The Head of the British Army, General Sir Richard Dannatt, has been complaining recently about the lack of respect shown to British troops when they return from service in Iraq and Afghanistan. In an address, last month, to the International Institute for Strategic Studies in London, he raised the question of that primary relation between the army and the nation, the ‘military covenant.’
It isn’t the first time that Dannatt has approached controversy when speaking out about British troops in Afghanistan and Iraq. He is quite famous for going into bat for his troops, having successfully argued for a pay rise for them and secured better medical facilities for combat troops.
His commitment is clear and unequivocal but this ‘respect’ issue is something else. Dannatt is clear about where the problem lies and it isn’t with the army:
Soldiers want to be understood and they deserve respect. When a young soldier has been fighting in Basra or Helmand, they want to know that the people in their local pub know and understand what they have been doing and why.
It’s been a while since I’ve had a drink in an English pub but I do remember that slapping a squaddie on the shoulder and buying him a pint while I sold stockings to his girlfriend is not something that I’ve done since the Blitz. Or was it the Battle of the Somme? The relief of Mafeking? My memory isn’t what it was and Dannatt’s conception of the British population seems to be similarly suffering.
Thanks to Emo |
Dannatt sees a good model for an appreciative population in the US. He talks of companies offering discounts to serving soldiers, sports facilities giving soldiers free tickets.
It is certainly true but is it real? This is the modern world, after all, where you could probably get a discount on a heart operation if you bundled it with a Nokia N800. And what does a ticket to a ball game signal? It might just acknowledge the immense debt that US global commercial supremacy owes to the good offices of the US military. British industry has not done as well out of their army.
If we believe our own Phillip Adams’s Late Night Live, broadcast just two days before Dannatt was speaking in London, a range of US and Australia experts were reporting on the difficulties of maintaining American public support for the wars in Iraq and Afghanistan.
I think that it is a good thing to have the troops adequately paid and looked after, notwithstanding the fact that I don’t agree with the combat in which they are engaged. I do think that.
But if you want me to respect them down at the pub, that’s a whole other thing.
Respect, it seems too obvious to point out, is not something that comes without earning it and if it is not forthcoming to the British troops then perhaps something is awry. Likewise, it would seem too obvious to point out that Britain has a diverse population and a significant number of that population have either relatives or religious affiliates who are experiencing the wars from a completely other angle.

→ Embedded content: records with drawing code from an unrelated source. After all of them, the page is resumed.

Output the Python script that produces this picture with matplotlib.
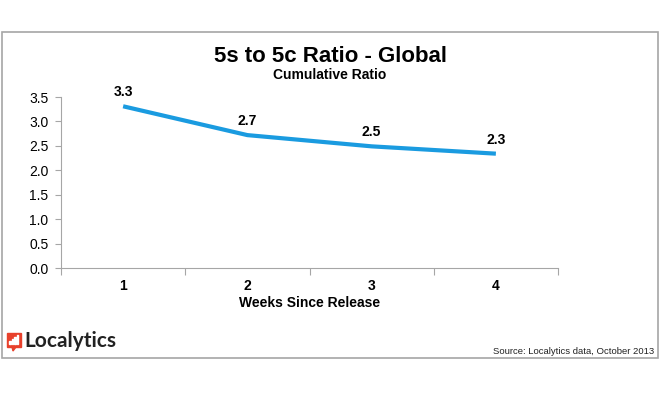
import matplotlib
matplotlib.use("Agg")
import matplotlib.pyplot as plt
from matplotlib.patches import Rectangle, Polygon

weeks = ["1", "2", "3", "4"]
ratio = [3.31, 2.72, 2.49, 2.34]
ratio_labels = ["3.3", "2.7", "2.5", "2.3"]
yticks = [0.0, 0.5, 1.0, 1.5, 2.0, 2.5, 3.0, 3.5]

plt.rcParams['font.family'] = ['Liberation Sans', 'DejaVu Sans']

W, H = 660, 396
fig = plt.figure(figsize=(6.6, 3.96), dpi=100)

def fx(px):
    return px / W

def fy(py):
    return 1 - py / H

# outer frame
fig.patches.append(Rectangle((fx(2), fy(358)), fx(656), (358 - 32) / H,
                             transform=fig.transFigure, fill=False,
                             edgecolor='#a6a6a6', linewidth=1.2))

ax = fig.add_axes([fx(61), fy(268), fx(558 - 61), (268 - 97) / H])
x = list(range(1, len(weeks) + 1))
ax.plot(x, ratio, color='#1a9be0', linewidth=3, solid_capstyle='butt')
for xi, yi, lab in zip(x, ratio, ratio_labels):
    ax.annotate(lab, (xi, yi), xytext=(0, 5), textcoords='offset points',
                ha='center', va='bottom', fontsize=10, fontweight='bold')

ax.set_xlim(0.5, len(weeks) + 0.5)
ax.set_ylim(0, 3.5)
ax.set_yticks(yticks)
ax.set_yticklabels([f"{v:.1f}" for v in yticks], fontsize=10)
ax.set_xticks([i + 0.5 for i in range(0, len(weeks) + 1)])
ax.set_xticklabels([])
ax.set_xticks(x, minor=True)
ax.set_xticklabels(weeks, minor=True, fontsize=10, fontweight='bold')
ax.tick_params(axis='x', which='minor', length=0, pad=8)
ax.tick_params(axis='x', which='major', length=5, color='#a6a6a6', direction='out')
ax.tick_params(axis='y', length=4, color='#a6a6a6', pad=5)
for s in ['top', 'right']:
    ax.spines[s].set_visible(False)
ax.spines['left'].set_color('#a6a6a6')
ax.spines['bottom'].set_color('#a6a6a6')
ax.set_xlabel("Weeks Since Release", fontsize=10, fontweight='bold', labelpad=2)

fig.text(fx(330), fy(57), "5s to 5c Ratio - Global", ha='center', va='center',
         fontsize=16, fontweight='bold')
fig.text(fx(330), fy(75), "Cumulative Ratio", ha='center', va='center',
         fontsize=10, fontweight='bold')
fig.text(fx(654), fy(352), "Source: Localytics data, October 2013", ha='right',
         va='center', fontsize=6.8, color='#222222')

# logo
fig.patches.append(Rectangle((fx(7), fy(347)), fx(14), 14 / H,
                             transform=fig.transFigure, color='#e8412c'))
fig.patches.append(Polygon([(fx(12), fy(347)), (fx(16), fy(347)), (fx(13), fy(351))],
                           closed=True, transform=fig.transFigure, color='#e8412c'))
for i, h in enumerate([3, 5, 7, 9]):
    fig.patches.append(Rectangle((fx(9 + i * 2.5), fy(344)), fx(1.5), h / H,
                                 transform=fig.transFigure, color='white'))
fig.text(fx(24), fy(341), "Localytics", ha='left', va='center', fontsize=15,
         fontweight='bold', color='#222222', family=['Lato', 'DejaVu Sans'])

fig.savefig("out.png", dpi=100)
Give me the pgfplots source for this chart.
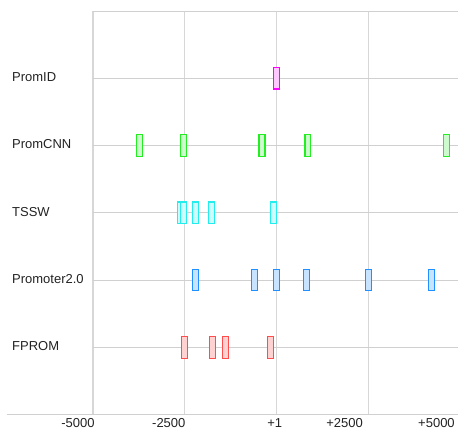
\documentclass[border=0pt]{standalone}
\usepackage{pgfplots}
\pgfplotsset{compat=1.18}
\usepackage{fontspec}
\setmainfont{Liberation Sans}
\definecolor{cPID}{HTML}{FF00FF}
\definecolor{cCNN}{HTML}{22EE22}
\definecolor{cTSSW}{HTML}{22EEEE}
\definecolor{cP2}{HTML}{1E90FF}
\definecolor{cFP}{HTML}{FF4D4D}
\definecolor{gridc}{HTML}{D0D0D0}
\definecolor{txt}{HTML}{222222}
\pgfdeclareplotmark{tallbox}{%
  \pgfpathrectangle{\pgfpoint{-3bp}{-10.8bp}}{\pgfpoint{6bp}{21.6bp}}%
  \pgfusepathqfillstroke}
\begin{document}
\fontsize{13bp}{15bp}\selectfont
\begin{tikzpicture}
\begin{axis}[
  name=ax,
  scale only axis, width=365bp, height=404bp,
  xmin=-5000, xmax=4920, ymin=0, ymax=6,
  axis line style={draw=none},
  tick style={draw=none},
  xtick={-5000,-2500,0,2500}, xticklabels={},
  ytick={1,2,3,4,5,6},
  yticklabels={FPROM,Promoter2.0,TSSW,PromCNN,PromID,{}},
  yticklabel style={anchor=base west, xshift=-81bp, yshift=-3.4bp, text=txt, inner sep=0pt},
  xmajorgrids, ymajorgrids,
  x grid style={draw=gridc!85, line width=1.3bp},
  y grid style={draw=gridc, line width=0.9bp},
  clip=false,
  every axis plot/.append style={only marks, mark=tallbox, line width=1.1bp},
]
\addplot[mark options={draw=cPID, fill=cPID!22}] coordinates {(5,5)};
\addplot[mark options={draw=cCNN, fill=cCNN!22}] coordinates {(-3723,4) (-2546,4) (-400,4) (851,4) (4611,4)};
\addplot[mark options={draw=cTSSW, fill=cTSSW!22}] coordinates {(-2609,3) (-2527,3) (-2201,3) (-1785,3) (-82,3)};
\addplot[mark options={draw=cP2, fill=cP2!25}] coordinates {(-2201,2) (-598,2) (-9,2) (807,2) (2508,2) (4220,2)};
\addplot[mark options={draw=cFP, fill=cFP!25}] coordinates {(-2508,1) (-1747,1) (-1386,1) (-163,1)};
\draw[gridc, line width=1bp] ([xshift=-86bp]rel axis cs:0,0) -- (rel axis cs:1,0);
\foreach \x/\l in {-5408/-5000, -2935/-2500, -54/+1, 1848/+2500, 4348/+5000}{
  \edef\tmp{\noexpand\node[anchor=base, yshift=-13bp, inner sep=0pt, text=txt] at (axis cs:\x,0) {\l};}\tmp
}
\end{axis}
\path[use as bounding box] ([shift={(-93bp,-16bp)}]ax.south west) rectangle ([shift={(0bp,11bp)}]ax.north east);
\end{tikzpicture}
\end{document}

It would seem from his formulation of the problem that Dannatt’s construction of the public is somewhat anachronistic. How does he see Britain as being constructed these days? I’m sure he is not locked into a picturesque vision of the blacksmith and Postman Pat sharing a pint with the Ffolkes on the hill. But what does he see?
One indicator might be in the recurrent image of the pub. He has used the image before. Speaking again of the military covenant back in October 2006, he was worried about the soldier (this time a paratrooper) in the pub.
Three things are going together here the soldier, the pub and the military covenant and Dannatt is open about how he sees the military covenant as standing for more than just support. The covenant legitimises the activities of the armed forces, and so he is really making a veiled threat to the British public don’t you go and turn Muslim on us while we’re off fighting the terrorists.
That’s not the way to inspire respect.
If he wants respect from the British public then he could do worse than to try and explain why what he is doing in Iraq and Afghanistan is either in their interests or even in the pursuit or defense of some idea of good. If that is not forthcoming, then that same public might do well to ask who is benefiting from this famous ‘covenant.’ It’s clear that Osama bin Laden is al-Qaeda is recruiting like crazy in Iraq because statements like this from Dannatt allows them to say: Look at this guy, he’s got exactly the type of crusader mentality that we’ve been telling you about.
The sad thing is that Dannatt is almost saying that the war was wrong but it needs to be executed properly from now. But he can’t say that without evoking his strange sense of history that reads the fighting in terms of the Judeo-Christian tradition of the West, but avoids the commercial history of oil production.
It leads to a conversation with a strange bias.
So, when you think about it, when these wars are over, the last person that you would want to have a pint with would be General Sir Richard Dannatt.